Paul does not say that women are incapable of teaching or preaching; he’s not even exactly saying that those things are “man’s work.”  What I hear him saying is that a church without men is half a church.  A church where men aren’t taking responsibility is a church that men are leaving undefended.  It’s one thing to be asleep at your post, quite another to be guilty of dereliction of duty.

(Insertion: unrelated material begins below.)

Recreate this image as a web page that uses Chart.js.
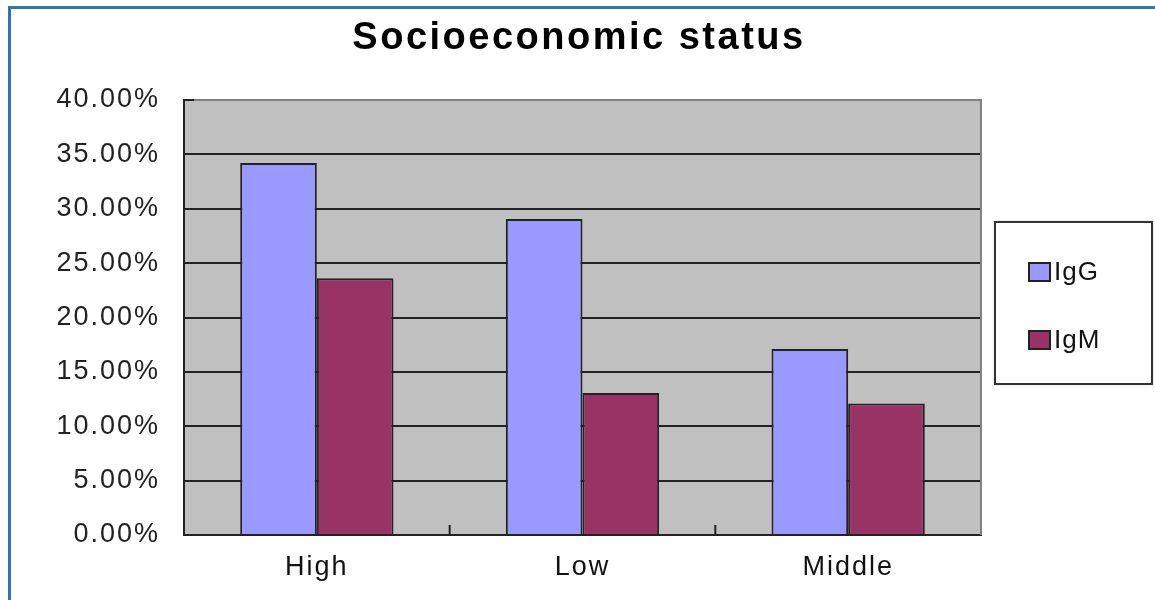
<!DOCTYPE html>
<html>
<head>
<meta charset="utf-8">
<script src="https://cdn.jsdelivr.net/npm/chart.js@4/dist/chart.umd.min.js"></script>
<style>
  html, body { margin: 0; padding: 0; background: #fff; }
  #wrap { position: relative; width: 1155px; height: 600px; }
  #frame { position: absolute; left: 8px; top: 6px; right: 0; bottom: 0;
           border-top: 3px solid #2e75b6; border-left: 3px solid #2e75b6; }
  canvas { position: absolute; left: 0; top: 0; }
</style>
</head>
<body>
<div id="wrap">
  <div id="frame"></div>
  <canvas id="chart" width="1155" height="600"></canvas>
</div>
<script>
// chart data
const chartTitle = "Socioeconomic status";
const categories = ["High", "Low", "Middle"];
const seriesNames = ["IgG", "IgM"];
const igG = [34.2, 29.05, 17.1];
const igM = [23.6, 13.05, 12.1];
const yTicks = [0, 5, 10, 15, 20, 25, 30, 35, 40];

const colors = ["#9999ff", "#993366"];
const fontName = "Arial, 'Liberation Sans', sans-serif";

// a bit wider letter spacing like the original picture
const spacing = {
    id: "spacing",
    beforeUpdate(chart) { chart.ctx.letterSpacing = "2px"; },
    beforeDraw(chart) { chart.ctx.letterSpacing = "2px"; }
};

// gray plot background + gray frame + small inward tick marks
const plotArea = {
    id: "plotArea",
    beforeDraw(chart) {
        const { ctx, chartArea: a } = chart;
        ctx.save();
        ctx.fillStyle = "#c0c0c0";
        ctx.fillRect(a.left, a.top, a.right - a.left, a.bottom - a.top);
        ctx.restore();
    },
    beforeDatasetsDraw(chart) {
        const { ctx, chartArea: a } = chart;
        ctx.save();
        ctx.strokeStyle = "#808080";
        ctx.lineWidth = 2;
        ctx.beginPath();
        ctx.moveTo(a.left, a.top);
        ctx.lineTo(a.right, a.top);
        ctx.lineTo(a.right, a.bottom);
        ctx.stroke();
        ctx.restore();
    },
    afterDraw(chart) {
        const { ctx, chartArea: a, scales } = chart;
        ctx.save();
        ctx.strokeStyle = "#222";
        ctx.lineWidth = 2;
        ctx.beginPath();
        const yTop = scales.y.getPixelForValue(yTicks[yTicks.length - 1]);
        ctx.moveTo(a.left, yTop);
        ctx.lineTo(a.left + 10, yTop);
        for (let i = 1; i < categories.length; i++) {
            const x = (scales.x.getPixelForValue(i - 1) + scales.x.getPixelForValue(i)) / 2;
            ctx.moveTo(x, a.bottom);
            ctx.lineTo(x, a.bottom - 10);
        }
        ctx.stroke();

        // title, centred on the whole picture
        ctx.letterSpacing = "2.5px";
        ctx.fillStyle = "#000";
        ctx.font = "bold 38px " + fontName;
        ctx.textAlign = "center";
        ctx.textBaseline = "alphabetic";
        ctx.fillText(chartTitle, 579, 49);
        ctx.restore();
    }
};

// boxed legend on the right
const boxLegend = {
    id: "boxLegend",
    afterDraw(chart) {
        const { ctx } = chart;
        const bx = 995, by = 222, bw = 157, bh = 162;
        ctx.save();
        ctx.fillStyle = "#fff";
        ctx.shadowColor = "rgba(0,0,0,0.35)";
        ctx.shadowBlur = 3;
        ctx.fillRect(bx, by, bw, bh);
        ctx.shadowColor = "transparent";
        ctx.strokeStyle = "#333";
        ctx.lineWidth = 2;
        ctx.strokeRect(bx, by, bw, bh);
        ctx.letterSpacing = "1px";
        ctx.font = "26px " + fontName;
        ctx.textBaseline = "middle";
        chart.data.datasets.forEach((ds, i) => {
            const cy = 272 + i * 68;
            ctx.fillStyle = ds.backgroundColor;
            ctx.fillRect(1029, cy - 9, 21, 18);
            ctx.strokeStyle = "#222";
            ctx.lineWidth = 2;
            ctx.strokeRect(1029, cy - 9, 21, 18);
            ctx.fillStyle = "#111";
            ctx.fillText(ds.label, 1054, cy + 1);
        });
        ctx.restore();
    }
};

const ctx = document.getElementById("chart").getContext("2d");
new Chart(ctx, {
    type: "bar",
    data: {
        labels: categories,
        datasets: [
            { label: seriesNames[0], data: igG, backgroundColor: colors[0] },
            { label: seriesNames[1], data: igM, backgroundColor: colors[1] }
        ]
    },
    options: {
        responsive: false,
        animation: false,
        layout: { padding: { left: 10, right: 174, top: 100, bottom: 0 } },
        datasets: {
            bar: {
                borderColor: "#222",
                borderWidth: 2,
                categoryPercentage: 0.577,
                barPercentage: 1
            }
        },
        plugins: {
            legend: { display: false },
            tooltip: { enabled: false },
            title: { display: false }
        },
        scales: {
            x: {
                afterFit(scale) { scale.height = 65; },
                grid: { display: false, drawTicks: false },
                border: { color: "#222", width: 2 },
                ticks: {
                    color: "#111",
                    padding: 16,
                    font: { family: fontName, size: 27 }
                }
            },
            y: {
                min: 0,
                max: 40,
                afterFit(scale) { scale.width = 174; },
                afterBuildTicks(scale) { scale.ticks = yTicks.map(v => ({ value: v })); },
                grid: {
                    drawTicks: false,
                    lineWidth: 2,
                    color: c => (c.tick && c.tick.value === yTicks[yTicks.length - 1]) ? "rgba(0,0,0,0)" : "#222"
                },
                border: { color: "#222", width: 2 },
                ticks: {
                    color: "#222",
                    padding: 24,
                    font: { family: fontName, size: 27 },
                    callback: v => v.toFixed(2) + "%"
                }
            }
        }
    },
    plugins: [spacing, plotArea, boxLegend]
});
</script>
</body>
</html>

Paul writes that “women will be saved through childbearing—if they continue in faith, love and holiness with propriety” (2:15).  Does this mean that Paul wants all women to be barefoot and pregnant, with the education of a pre-schooler, no will, hopes, or dreams of her own, just some man’s property?  I don’t think so.  The family.  Husbands and wives, fathers and mothers, both orienting their lives, their life together, towards the family, nurturing, supporting, upbuilding, laboring, loving, sacrificing, thanking, praying.  In Christ, we are family.  We have spiritual fathers here and spiritual mothers, thank God!  It’s bad enough when men abandon the family: look what this has done to the black family in America!  The American family is a mess!  What, then, when the woman follows suit and abandons the family?  Who is left?  It’s bad enough when men have as little to do with church as possible.  But when women also begin to follow the way pioneered by the absentee men?

And to Jesus Christ, who loves us and freed us from our sins by his blood, and made us to be a kingdom, priests of his God and Father, to him be glory and dominion forever and ever.